● INSTRUCTION: Provide the number of lines where the word "diagram" occurs, and no other text.
---------- PROVIDED DATA ----------
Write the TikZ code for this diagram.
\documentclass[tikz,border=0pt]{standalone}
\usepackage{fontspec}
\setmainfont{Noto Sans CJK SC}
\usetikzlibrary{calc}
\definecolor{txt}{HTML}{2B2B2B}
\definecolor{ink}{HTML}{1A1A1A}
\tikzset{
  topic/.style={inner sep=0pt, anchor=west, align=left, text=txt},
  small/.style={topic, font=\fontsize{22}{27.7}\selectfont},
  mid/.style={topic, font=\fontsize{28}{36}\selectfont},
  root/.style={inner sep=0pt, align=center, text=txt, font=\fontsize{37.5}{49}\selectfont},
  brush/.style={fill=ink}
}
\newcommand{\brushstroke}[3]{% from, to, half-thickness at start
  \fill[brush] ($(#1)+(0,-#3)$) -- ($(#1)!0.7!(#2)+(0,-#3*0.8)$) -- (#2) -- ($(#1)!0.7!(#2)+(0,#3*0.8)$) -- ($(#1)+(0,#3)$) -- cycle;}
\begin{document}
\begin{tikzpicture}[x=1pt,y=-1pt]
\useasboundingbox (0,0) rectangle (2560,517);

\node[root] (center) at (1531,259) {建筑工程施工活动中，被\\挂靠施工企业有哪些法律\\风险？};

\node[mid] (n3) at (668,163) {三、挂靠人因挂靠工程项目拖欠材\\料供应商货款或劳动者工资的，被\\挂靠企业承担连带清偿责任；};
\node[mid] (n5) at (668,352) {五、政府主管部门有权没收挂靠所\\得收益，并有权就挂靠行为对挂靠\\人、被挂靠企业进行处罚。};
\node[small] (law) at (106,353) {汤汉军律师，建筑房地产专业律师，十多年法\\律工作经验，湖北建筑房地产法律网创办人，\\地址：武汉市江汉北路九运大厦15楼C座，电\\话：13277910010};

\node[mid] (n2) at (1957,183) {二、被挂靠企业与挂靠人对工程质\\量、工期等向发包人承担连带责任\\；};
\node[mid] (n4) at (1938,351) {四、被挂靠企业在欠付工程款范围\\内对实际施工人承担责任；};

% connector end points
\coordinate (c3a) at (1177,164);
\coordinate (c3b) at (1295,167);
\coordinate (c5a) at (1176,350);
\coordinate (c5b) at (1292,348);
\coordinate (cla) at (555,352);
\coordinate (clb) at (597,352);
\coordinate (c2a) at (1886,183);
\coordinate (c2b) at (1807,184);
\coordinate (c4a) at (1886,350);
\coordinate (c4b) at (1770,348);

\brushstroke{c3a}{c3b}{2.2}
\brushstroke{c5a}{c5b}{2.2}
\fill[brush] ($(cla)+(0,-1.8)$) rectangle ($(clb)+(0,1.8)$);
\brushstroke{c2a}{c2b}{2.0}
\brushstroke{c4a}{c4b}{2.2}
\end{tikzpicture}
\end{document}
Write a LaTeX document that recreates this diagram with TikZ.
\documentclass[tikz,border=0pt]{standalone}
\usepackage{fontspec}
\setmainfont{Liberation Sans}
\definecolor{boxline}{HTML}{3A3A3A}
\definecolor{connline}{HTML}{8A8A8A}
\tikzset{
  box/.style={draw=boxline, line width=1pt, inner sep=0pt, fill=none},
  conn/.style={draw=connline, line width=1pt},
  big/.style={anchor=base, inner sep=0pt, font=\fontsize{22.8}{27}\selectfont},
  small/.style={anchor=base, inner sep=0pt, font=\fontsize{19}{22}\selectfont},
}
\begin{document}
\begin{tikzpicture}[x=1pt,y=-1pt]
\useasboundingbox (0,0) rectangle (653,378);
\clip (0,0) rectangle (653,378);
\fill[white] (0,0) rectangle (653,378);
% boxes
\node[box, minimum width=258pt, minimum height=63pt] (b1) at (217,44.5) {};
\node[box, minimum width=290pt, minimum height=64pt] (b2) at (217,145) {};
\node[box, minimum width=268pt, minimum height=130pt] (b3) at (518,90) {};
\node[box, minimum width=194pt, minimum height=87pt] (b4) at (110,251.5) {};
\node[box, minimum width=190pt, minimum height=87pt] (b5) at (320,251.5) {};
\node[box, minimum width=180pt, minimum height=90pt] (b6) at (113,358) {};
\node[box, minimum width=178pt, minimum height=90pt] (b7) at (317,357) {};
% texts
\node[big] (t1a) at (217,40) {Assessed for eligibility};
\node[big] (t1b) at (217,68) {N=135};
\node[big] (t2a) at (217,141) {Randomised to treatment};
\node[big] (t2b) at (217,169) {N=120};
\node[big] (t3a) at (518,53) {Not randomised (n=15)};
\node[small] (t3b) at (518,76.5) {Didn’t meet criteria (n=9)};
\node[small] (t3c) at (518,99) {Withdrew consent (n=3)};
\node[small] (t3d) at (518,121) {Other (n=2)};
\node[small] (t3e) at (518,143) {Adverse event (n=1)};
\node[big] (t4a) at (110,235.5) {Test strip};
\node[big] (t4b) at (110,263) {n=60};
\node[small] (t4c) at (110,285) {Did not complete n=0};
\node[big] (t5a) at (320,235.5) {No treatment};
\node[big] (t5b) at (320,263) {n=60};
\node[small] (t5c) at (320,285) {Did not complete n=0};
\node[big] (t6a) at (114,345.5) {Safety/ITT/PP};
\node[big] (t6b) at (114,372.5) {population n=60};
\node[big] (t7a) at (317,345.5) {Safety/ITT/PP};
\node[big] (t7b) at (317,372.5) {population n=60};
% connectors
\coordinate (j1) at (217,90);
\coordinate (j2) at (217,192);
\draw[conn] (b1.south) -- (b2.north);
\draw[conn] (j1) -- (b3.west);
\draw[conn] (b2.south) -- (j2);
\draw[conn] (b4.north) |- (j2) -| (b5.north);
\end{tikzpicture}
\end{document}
----------
---------- PROVIDED DATA ----------
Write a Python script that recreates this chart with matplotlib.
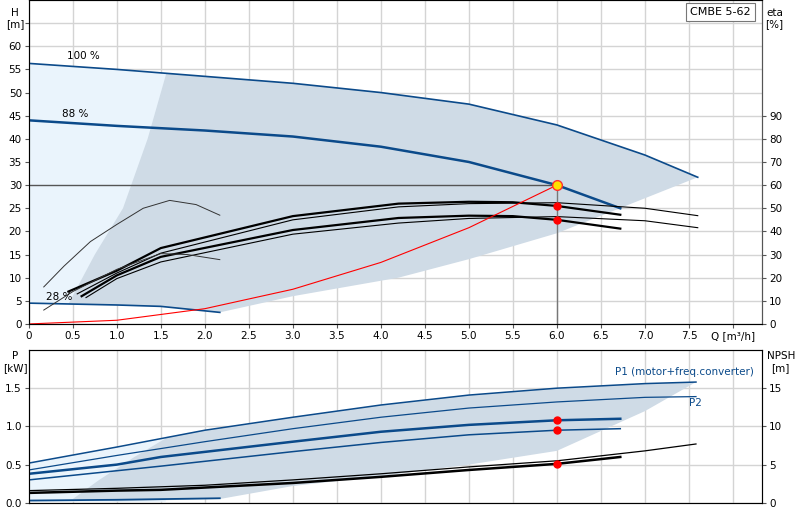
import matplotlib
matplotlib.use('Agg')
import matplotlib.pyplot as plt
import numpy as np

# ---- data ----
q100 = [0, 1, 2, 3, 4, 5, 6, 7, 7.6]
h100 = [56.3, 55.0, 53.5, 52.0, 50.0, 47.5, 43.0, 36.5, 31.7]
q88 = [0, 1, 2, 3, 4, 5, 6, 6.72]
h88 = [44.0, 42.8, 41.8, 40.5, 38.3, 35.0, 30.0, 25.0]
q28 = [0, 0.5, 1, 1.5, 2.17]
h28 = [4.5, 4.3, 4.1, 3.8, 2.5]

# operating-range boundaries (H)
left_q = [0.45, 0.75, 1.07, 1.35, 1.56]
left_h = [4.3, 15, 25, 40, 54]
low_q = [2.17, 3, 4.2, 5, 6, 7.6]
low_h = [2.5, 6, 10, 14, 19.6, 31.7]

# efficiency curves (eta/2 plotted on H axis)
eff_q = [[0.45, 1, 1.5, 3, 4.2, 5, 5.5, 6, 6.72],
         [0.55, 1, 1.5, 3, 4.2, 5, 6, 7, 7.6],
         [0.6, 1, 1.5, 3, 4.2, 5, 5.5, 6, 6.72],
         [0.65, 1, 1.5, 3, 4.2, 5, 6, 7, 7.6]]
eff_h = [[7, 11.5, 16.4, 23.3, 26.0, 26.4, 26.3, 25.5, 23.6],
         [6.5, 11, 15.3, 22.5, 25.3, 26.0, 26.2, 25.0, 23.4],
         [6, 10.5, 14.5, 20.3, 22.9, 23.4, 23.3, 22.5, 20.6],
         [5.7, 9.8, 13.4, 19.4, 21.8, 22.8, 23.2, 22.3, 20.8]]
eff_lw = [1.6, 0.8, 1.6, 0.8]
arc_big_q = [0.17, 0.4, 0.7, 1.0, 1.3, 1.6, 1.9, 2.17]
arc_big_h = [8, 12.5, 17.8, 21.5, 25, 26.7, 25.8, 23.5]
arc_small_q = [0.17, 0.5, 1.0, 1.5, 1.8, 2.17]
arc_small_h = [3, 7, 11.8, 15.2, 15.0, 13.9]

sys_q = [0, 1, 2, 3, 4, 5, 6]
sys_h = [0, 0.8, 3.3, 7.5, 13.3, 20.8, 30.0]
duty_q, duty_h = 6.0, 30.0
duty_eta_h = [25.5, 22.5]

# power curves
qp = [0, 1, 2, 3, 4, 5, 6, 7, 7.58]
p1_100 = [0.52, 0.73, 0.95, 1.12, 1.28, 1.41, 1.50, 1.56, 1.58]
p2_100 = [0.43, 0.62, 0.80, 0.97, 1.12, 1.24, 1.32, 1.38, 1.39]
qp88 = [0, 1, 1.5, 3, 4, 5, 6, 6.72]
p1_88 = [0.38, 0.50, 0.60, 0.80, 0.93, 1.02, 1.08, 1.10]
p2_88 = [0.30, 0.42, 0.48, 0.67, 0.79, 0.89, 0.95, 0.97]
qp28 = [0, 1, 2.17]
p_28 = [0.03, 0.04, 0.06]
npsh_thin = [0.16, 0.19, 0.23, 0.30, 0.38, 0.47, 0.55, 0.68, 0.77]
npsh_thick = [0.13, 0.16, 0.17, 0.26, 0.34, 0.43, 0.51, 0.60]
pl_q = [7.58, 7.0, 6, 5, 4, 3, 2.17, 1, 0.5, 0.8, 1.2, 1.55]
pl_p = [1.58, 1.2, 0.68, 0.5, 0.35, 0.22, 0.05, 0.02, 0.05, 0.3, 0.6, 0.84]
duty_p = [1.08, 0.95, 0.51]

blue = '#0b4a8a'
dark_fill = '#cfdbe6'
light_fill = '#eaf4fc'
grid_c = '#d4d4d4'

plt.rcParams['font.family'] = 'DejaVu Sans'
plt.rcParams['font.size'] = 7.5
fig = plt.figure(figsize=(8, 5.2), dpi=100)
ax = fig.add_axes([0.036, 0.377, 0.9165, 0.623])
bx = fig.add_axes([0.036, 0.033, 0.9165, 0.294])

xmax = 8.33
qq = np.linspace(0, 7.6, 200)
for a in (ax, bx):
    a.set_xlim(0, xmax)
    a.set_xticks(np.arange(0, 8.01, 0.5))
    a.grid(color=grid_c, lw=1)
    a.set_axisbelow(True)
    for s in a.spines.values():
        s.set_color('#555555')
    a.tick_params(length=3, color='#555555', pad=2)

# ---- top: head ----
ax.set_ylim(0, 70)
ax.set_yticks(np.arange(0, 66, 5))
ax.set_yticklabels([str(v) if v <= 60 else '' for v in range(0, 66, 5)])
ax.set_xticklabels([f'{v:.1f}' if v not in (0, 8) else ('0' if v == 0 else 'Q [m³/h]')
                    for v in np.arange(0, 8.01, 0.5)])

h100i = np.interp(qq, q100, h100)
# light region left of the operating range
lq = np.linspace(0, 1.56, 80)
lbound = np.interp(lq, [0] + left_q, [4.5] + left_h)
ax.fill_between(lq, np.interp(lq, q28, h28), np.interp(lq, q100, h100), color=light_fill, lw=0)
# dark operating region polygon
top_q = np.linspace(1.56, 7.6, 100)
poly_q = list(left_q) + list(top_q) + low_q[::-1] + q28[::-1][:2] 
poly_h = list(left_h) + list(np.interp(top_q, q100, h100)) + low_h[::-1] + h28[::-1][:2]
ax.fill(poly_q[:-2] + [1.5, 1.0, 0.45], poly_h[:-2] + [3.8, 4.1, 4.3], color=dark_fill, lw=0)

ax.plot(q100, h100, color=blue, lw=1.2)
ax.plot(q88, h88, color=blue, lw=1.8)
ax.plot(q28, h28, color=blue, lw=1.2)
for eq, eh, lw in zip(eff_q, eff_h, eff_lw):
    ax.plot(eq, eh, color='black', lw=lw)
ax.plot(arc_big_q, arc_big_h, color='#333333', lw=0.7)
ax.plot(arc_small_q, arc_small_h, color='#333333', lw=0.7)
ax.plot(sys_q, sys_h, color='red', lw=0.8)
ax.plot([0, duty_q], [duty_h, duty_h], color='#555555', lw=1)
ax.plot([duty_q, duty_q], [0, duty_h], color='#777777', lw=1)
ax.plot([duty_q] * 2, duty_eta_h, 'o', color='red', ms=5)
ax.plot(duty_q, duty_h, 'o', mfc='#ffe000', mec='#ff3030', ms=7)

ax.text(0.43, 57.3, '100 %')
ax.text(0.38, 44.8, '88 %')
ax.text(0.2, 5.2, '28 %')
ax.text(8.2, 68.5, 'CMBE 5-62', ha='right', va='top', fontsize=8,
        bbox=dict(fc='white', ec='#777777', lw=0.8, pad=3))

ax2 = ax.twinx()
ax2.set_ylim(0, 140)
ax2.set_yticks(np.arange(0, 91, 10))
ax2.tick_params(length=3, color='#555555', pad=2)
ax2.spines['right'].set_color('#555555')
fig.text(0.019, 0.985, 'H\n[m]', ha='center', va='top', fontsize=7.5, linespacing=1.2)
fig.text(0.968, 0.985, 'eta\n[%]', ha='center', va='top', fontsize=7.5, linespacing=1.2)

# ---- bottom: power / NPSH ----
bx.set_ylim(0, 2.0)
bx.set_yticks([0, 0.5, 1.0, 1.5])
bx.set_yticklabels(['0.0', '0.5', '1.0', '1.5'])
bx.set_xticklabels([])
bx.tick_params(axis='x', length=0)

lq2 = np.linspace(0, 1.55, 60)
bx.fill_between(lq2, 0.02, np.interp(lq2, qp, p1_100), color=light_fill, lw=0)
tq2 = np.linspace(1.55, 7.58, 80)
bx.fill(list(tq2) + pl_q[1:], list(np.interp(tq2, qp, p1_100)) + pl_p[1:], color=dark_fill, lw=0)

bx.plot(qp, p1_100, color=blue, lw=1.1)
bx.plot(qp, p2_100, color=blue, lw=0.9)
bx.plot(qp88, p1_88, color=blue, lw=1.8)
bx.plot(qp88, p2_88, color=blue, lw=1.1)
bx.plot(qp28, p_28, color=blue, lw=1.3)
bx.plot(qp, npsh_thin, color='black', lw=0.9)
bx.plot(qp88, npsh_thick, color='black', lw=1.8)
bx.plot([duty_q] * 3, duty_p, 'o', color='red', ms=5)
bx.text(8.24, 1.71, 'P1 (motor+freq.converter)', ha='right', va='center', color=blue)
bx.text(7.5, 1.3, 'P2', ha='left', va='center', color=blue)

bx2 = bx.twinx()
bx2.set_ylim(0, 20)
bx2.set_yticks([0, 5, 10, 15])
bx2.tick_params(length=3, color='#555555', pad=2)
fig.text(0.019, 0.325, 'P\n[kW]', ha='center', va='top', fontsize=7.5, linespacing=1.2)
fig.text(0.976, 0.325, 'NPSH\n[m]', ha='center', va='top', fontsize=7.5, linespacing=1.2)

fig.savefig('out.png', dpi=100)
----------
---------- PROVIDED DATA ----------
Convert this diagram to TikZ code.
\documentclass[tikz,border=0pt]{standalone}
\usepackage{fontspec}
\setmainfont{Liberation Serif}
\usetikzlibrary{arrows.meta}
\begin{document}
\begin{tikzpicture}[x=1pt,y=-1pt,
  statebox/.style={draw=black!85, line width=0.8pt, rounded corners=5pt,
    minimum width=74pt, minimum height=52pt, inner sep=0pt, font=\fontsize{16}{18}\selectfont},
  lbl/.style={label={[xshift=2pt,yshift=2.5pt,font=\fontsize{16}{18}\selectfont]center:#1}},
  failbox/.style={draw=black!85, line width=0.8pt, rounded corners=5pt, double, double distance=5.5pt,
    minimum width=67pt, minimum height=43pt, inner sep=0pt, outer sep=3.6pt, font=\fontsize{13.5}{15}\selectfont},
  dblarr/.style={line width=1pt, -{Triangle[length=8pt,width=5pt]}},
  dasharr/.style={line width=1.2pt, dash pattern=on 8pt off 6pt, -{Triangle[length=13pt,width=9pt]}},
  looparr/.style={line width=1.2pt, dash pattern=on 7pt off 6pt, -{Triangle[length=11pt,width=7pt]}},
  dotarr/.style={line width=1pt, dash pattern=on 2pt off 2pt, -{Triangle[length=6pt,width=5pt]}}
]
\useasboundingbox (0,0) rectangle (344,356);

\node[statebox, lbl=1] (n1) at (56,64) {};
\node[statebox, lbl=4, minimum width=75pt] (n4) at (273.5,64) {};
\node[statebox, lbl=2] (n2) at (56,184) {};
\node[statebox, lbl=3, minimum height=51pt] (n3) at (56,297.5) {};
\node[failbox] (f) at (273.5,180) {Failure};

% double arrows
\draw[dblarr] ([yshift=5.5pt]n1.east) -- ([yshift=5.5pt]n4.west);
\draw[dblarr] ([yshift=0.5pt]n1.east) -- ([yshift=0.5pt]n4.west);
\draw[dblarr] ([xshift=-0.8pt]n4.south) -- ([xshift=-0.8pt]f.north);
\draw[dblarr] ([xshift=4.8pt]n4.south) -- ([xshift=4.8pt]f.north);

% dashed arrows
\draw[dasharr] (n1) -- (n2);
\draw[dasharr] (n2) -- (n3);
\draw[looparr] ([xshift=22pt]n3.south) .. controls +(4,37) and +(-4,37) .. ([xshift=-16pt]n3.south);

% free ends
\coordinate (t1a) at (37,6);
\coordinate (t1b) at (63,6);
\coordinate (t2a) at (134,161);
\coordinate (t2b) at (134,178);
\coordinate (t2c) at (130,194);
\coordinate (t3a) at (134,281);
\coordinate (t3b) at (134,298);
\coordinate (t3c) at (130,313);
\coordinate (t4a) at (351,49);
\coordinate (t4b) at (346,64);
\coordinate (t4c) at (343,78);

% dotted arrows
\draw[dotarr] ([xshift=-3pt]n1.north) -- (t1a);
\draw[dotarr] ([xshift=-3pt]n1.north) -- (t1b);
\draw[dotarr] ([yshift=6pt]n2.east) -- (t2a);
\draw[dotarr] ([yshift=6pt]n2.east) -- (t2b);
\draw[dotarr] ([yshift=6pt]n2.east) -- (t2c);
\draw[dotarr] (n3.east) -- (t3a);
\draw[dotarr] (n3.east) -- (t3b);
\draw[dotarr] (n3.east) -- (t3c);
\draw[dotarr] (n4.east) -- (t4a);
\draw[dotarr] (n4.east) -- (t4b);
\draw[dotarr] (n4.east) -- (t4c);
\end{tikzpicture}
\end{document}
----------
● THE ANSWER: 3